Millions of New Jersey voters were faced with a difficult decision Tuesday: Join a party or don’t vote at all.
That’s because the first stage of New Jersey’s taxpayer-funded and publicly-administered elections are open to Republicans and Democrats only. So, for a plurality of New Jersey voters who choose not to join either party — too bad.
New Jersey held its 2017 primary election on Tuesday, June 6. Lt. Governor and Secretary of State Kim Guadagno easily won the Republican nomination for governor with 47% of the vote. She will face Phil Murphy in the November general election — the Democratic Party favorite.
The primary election got an unusually high level of national coverage for a New Jersey race as several national outlets propped it up as a referendum on Gov. Chris Christie. Left undiscussed, however, is the low voter turnout and the total exclusion of independent voters from New Jersey’s primary election process.
Over 2.4 million voters in New Jersey could not participate in Tuesday’s primary unless they re-registered with the Republican or Democratic Party. That is because, in New Jersey, voters are forced to join either the Democratic Party or the Republican Party as a condition of participating.
So, with all the talk of hyper-partisanship in Washington DC, why doesn’t anyone talk about the natural consequences of excluding independent voters from the first and often most important part of the public election process?
Over 2.4 million voters in New Jersey could not participate in Tuesday's primary unless they re-registered with the Republican or Democratic Party.
Fact is, both parties hold a monopoly over the primary elections in New Jersey. This means only members of the Republican and Democratic parties get to vote.

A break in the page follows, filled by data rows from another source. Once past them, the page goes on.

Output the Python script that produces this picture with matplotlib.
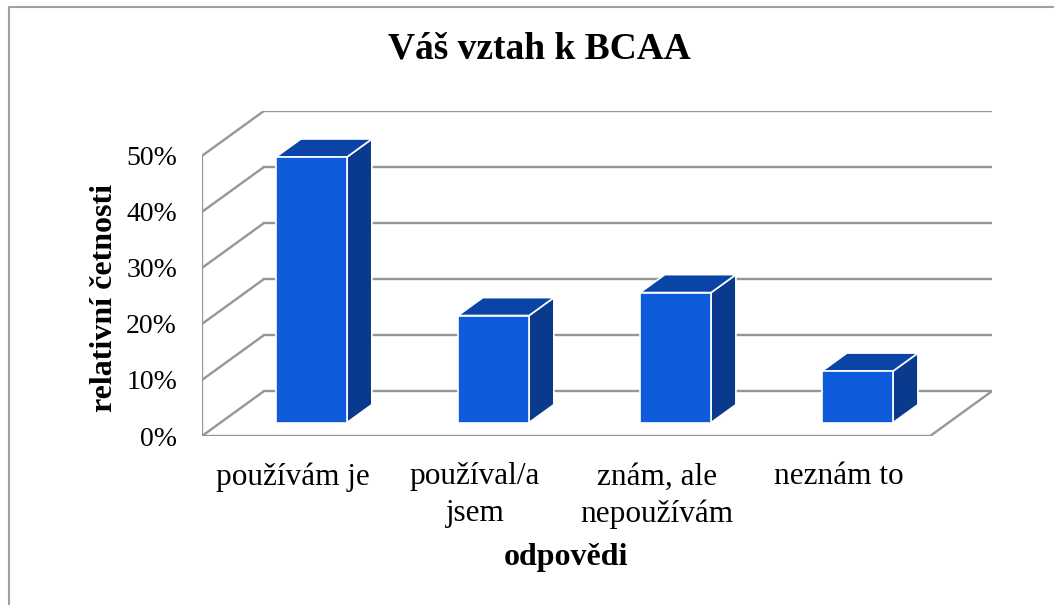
import matplotlib.pyplot as plt
from matplotlib.patches import Polygon
from matplotlib.lines import Line2D

# data
categories = ['používám je', 'používal/a\njsem', 'znám, ale\nnepoužívám', 'neznám to']
values = [47.4, 19.1, 23.2, 9.2]  # percent
yticks = [0, 10, 20, 30, 40, 50]

plt.rcParams['font.family'] = ['Liberation Serif', 'DejaVu Serif']

# pseudo 3D: depth offset in data units
DX, DY = 0.34, 8.0
bar_w = 0.39
d0, d1 = 0.3, 0.7
front_c, top_c, side_c = '#0E5BDB', '#0A44A6', '#0A3A8E'
grid_c = '#969696'

fig = plt.figure(figsize=(10.54, 6.05), dpi=100)
ax = fig.add_axes([202 / 1054, 1 - 436 / 605, 790 / 1054, 325 / 605])
n = len(categories)
ax.set_xlim(0, n + DX)
ax.set_ylim(0, yticks[-1] + DY)
for s in ax.spines.values():
    s.set_visible(False)

# walls and floor
ax.plot([0, 0], [0, yticks[-1]], color=grid_c, lw=1.7, zorder=1)
for t in yticks:
    ax.plot([0, DX], [t, t + DY], color=grid_c, lw=1.7, zorder=1)
    ax.plot([DX, n + DX], [t + DY, t + DY], color=grid_c, lw=1.7, zorder=1)
ax.plot([0, n, n + DX], [0, 0, DY], color=grid_c, lw=1.7, zorder=1)

# bars
for i, v in enumerate(values):
    x0 = i + (1 - bar_w) / 2
    x1 = x0 + bar_w
    fa = [(x0 + d0 * DX, d0 * DY), (x1 + d0 * DX, d0 * DY),
          (x1 + d0 * DX, v + d0 * DY), (x0 + d0 * DX, v + d0 * DY)]
    tp = [(x0 + d0 * DX, v + d0 * DY), (x1 + d0 * DX, v + d0 * DY),
          (x1 + d1 * DX, v + d1 * DY), (x0 + d1 * DX, v + d1 * DY)]
    sd = [(x1 + d0 * DX, d0 * DY), (x1 + d1 * DX, d1 * DY),
          (x1 + d1 * DX, v + d1 * DY), (x1 + d0 * DX, v + d0 * DY)]
    for pts, c in [(sd, side_c), (tp, top_c), (fa, front_c)]:
        ax.add_patch(Polygon(pts, closed=True, facecolor=c, edgecolor='white',
                             lw=1.2, zorder=3))

ax.set_yticks(yticks)
ax.set_yticklabels([f'{t}%' for t in yticks], fontsize=20)
ax.set_xticks([i + 0.5 for i in range(n)])
ax.set_xticklabels(categories, fontsize=22.5, linespacing=1.35)
ax.tick_params(axis='y', length=0, pad=18)
ax.tick_params(axis='x', length=0, pad=19)

fig.text(539 / 1054, 1 - 49 / 605, 'Váš vztah k BCAA', fontsize=27,
         fontweight='bold', ha='center', va='center')
fig.text(104 / 1054, 1 - 298 / 605, 'relativní četnosti', fontsize=23,
         fontweight='bold', ha='center', va='center', rotation=90)
fig.text(566 / 1054, 1 - 558 / 605, 'odpovědi', fontsize=23,
         fontweight='bold', ha='center', va='center')

# outer frame (top and left edges visible)
fig.add_artist(Line2D([8.5 / 1054, 8.5 / 1054, 1], [0, 1 - 7 / 605, 1 - 7 / 605],
                      transform=fig.transFigure, color='#A0A0A0', lw=1.5))

fig.savefig('out.png', dpi=100)
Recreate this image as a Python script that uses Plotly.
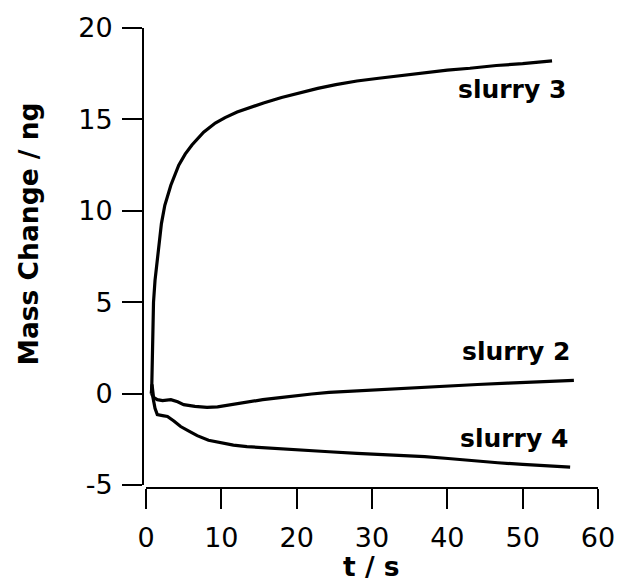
import plotly.graph_objects as go

# ---- data ----
t_slurry3 = [0.75, 0.8, 0.9, 1.0, 1.2, 1.45, 1.75, 2.05, 2.5, 3.3, 4.35, 5.2, 6.1, 7.65, 9.2, 10.5,
             12.1, 13.8, 15.6, 18.0, 20.4, 22.8, 25.2, 28.0, 30.9, 34.0, 37.0, 40.0, 43.0, 46.5, 50.0, 53.9]
m_slurry3 = [0.0, 1.5, 3.2, 5.0, 6.2, 7.1, 8.3, 9.3, 10.3, 11.4, 12.5, 13.1, 13.6, 14.3, 14.8, 15.1,
             15.4, 15.65, 15.9, 16.2, 16.45, 16.7, 16.9, 17.1, 17.25, 17.4, 17.55, 17.7, 17.8, 17.95, 18.05, 18.2]

t_slurry2 = [0.7, 0.8, 1.0, 1.5, 2.2, 3.3, 4.2, 5.0, 6.5, 8.1, 9.5, 11.2, 13.3, 15.5, 17.8, 20.0,
             22.0, 24.3, 27.0, 30.0, 33.0, 36.0, 40.0, 44.0, 48.0, 52.0, 56.8]
m_slurry2 = [0.0, 0.5, -0.2, -0.33, -0.38, -0.33, -0.45, -0.6, -0.7, -0.75, -0.72, -0.6, -0.48, -0.33, -0.22, -0.1,
             -0.02, 0.07, 0.13, 0.2, 0.28, 0.35, 0.42, 0.5, 0.57, 0.65, 0.72]

t_slurry4 = [0.75, 0.9, 1.2, 1.5, 2.2, 2.85, 3.7, 4.6, 5.7, 6.8, 8.3, 9.9, 11.6, 13.4, 15.5, 17.8, 20.4,
             24.3, 28.0, 31.0, 33.5, 37.0, 40.1, 43.5, 46.7, 50.0, 53.0, 56.3]
m_slurry4 = [0.0, -0.15, -0.8, -1.15, -1.2, -1.25, -1.5, -1.8, -2.05, -2.3, -2.55, -2.7, -2.82, -2.9, -2.96, -3.0, -3.08,
             -3.18, -3.27, -3.32, -3.38, -3.45, -3.55, -3.68, -3.78, -3.87, -3.95, -4.02]

label_text = ["slurry 3", "slurry 2", "slurry 4"]
label_x = [48.55, 49.1, 48.9]
label_y = [16.62, 2.32, -2.43]

x_ticks = [0, 10, 20, 30, 40, 50, 60]
y_ticks = [-5, 0, 5, 10, 15, 20]
y_tick_text = ["-5", "0", "5", "10", "15", "20"]

FONT = "DejaVu Sans"

fig = go.Figure()
for tt, mm in [(t_slurry3, m_slurry3), (t_slurry2, m_slurry2), (t_slurry4, m_slurry4)]:
    fig.add_trace(go.Scatter(x=tt, y=mm, mode="lines",
                             line=dict(color="black", width=3.2), showlegend=False,
                             hoverinfo="skip"))

for txt, lx, ly in zip(label_text, label_x, label_y):
    fig.add_annotation(x=lx, y=ly, xref="x", yref="y", text="<b>%s</b>" % txt,
                       showarrow=False, xanchor="center", yanchor="middle",
                       font=dict(family=FONT, size=25, color="black"))

# plot area: x 143 -> 601, y 23 -> 488
fig.add_annotation(x=-0.251, y=0.553, xref="paper", yref="paper",
                   text="<b>Mass Change / ng</b>", textangle=-90, showarrow=False,
                   xanchor="center", yanchor="middle",
                   font=dict(family=FONT, size=26.5, color="black"))
fig.add_annotation(x=0.502, y=-0.209, xref="paper", yref="paper",
                   text="<b>t / s</b>", showarrow=False,
                   xanchor="center", yanchor="bottom",
                   font=dict(family=FONT, size=26.5, color="black"))

fig.update_layout(
    width=627, height=582,
    margin=dict(l=143, r=26, t=23, b=94),
    paper_bgcolor="white", plot_bgcolor="white",
    font=dict(family=FONT, size=27, color="black"),
    xaxis=dict(domain=[3 / 458, 1], range=[0, 60], anchor="free", position=0,
               tickvals=x_ticks, ticks="outside", ticklen=20, tickwidth=2, tickcolor="black",
               showline=True, linewidth=2, linecolor="black", ticklabelstandoff=6,
               showgrid=False, zeroline=False, tickfont=dict(family=FONT, size=27)),
    yaxis=dict(domain=[3 / 465, 1], range=[-5, 20], anchor="free", position=0,
               tickvals=y_ticks, ticktext=y_tick_text, ticks="outside", ticklen=20, tickwidth=2,
               tickcolor="black", ticklabelstandoff=4,
               showline=True, linewidth=2, linecolor="black",
               showgrid=False, zeroline=False, tickfont=dict(family=FONT, size=27)),
)

fig.write_html("out.html")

Well, a nonpartisan coalition led by the Independent Voter Project filed a lawsuit in 2014, challenging the state’s closed primary law. The coalition made a pretty simple argument: forcing a voter to join a private organization as a condition of participating at an important stage of the election process violates our First Amendment right of non-association.
In other words, you shouldn’t have to join a party to vote.
Secretary of State Kim Guadagno disagrees. She defended the closed primary in court and argued that if voters want to participate in the taxpayer-funded election, the 2.4 million New Jersey voters who are registered independent should “simply join a party.”
A federal district court and the Third Circuit Court of Appeal ruled against the plaintiffs, holding that voters do not have a fundamental right to vote in a primary election in New Jersey until they join a party.
Yes, that’s the ruling. Seriously. Read it for yourself:
Is that how fundamental rights work?
Plaintiffs filed a writ of certiorari to the Supreme Court of the United States, but the court has chosen not to hear the case, at least for now.
In any case, Kim Guadagno and Phil Murphy are the victors of a primary election system that serves parties, not people.
This November, the rest of the voters will join in the fun of “democracy,” and the media will find out whether independent New Jersey will go to the red team or the blue team.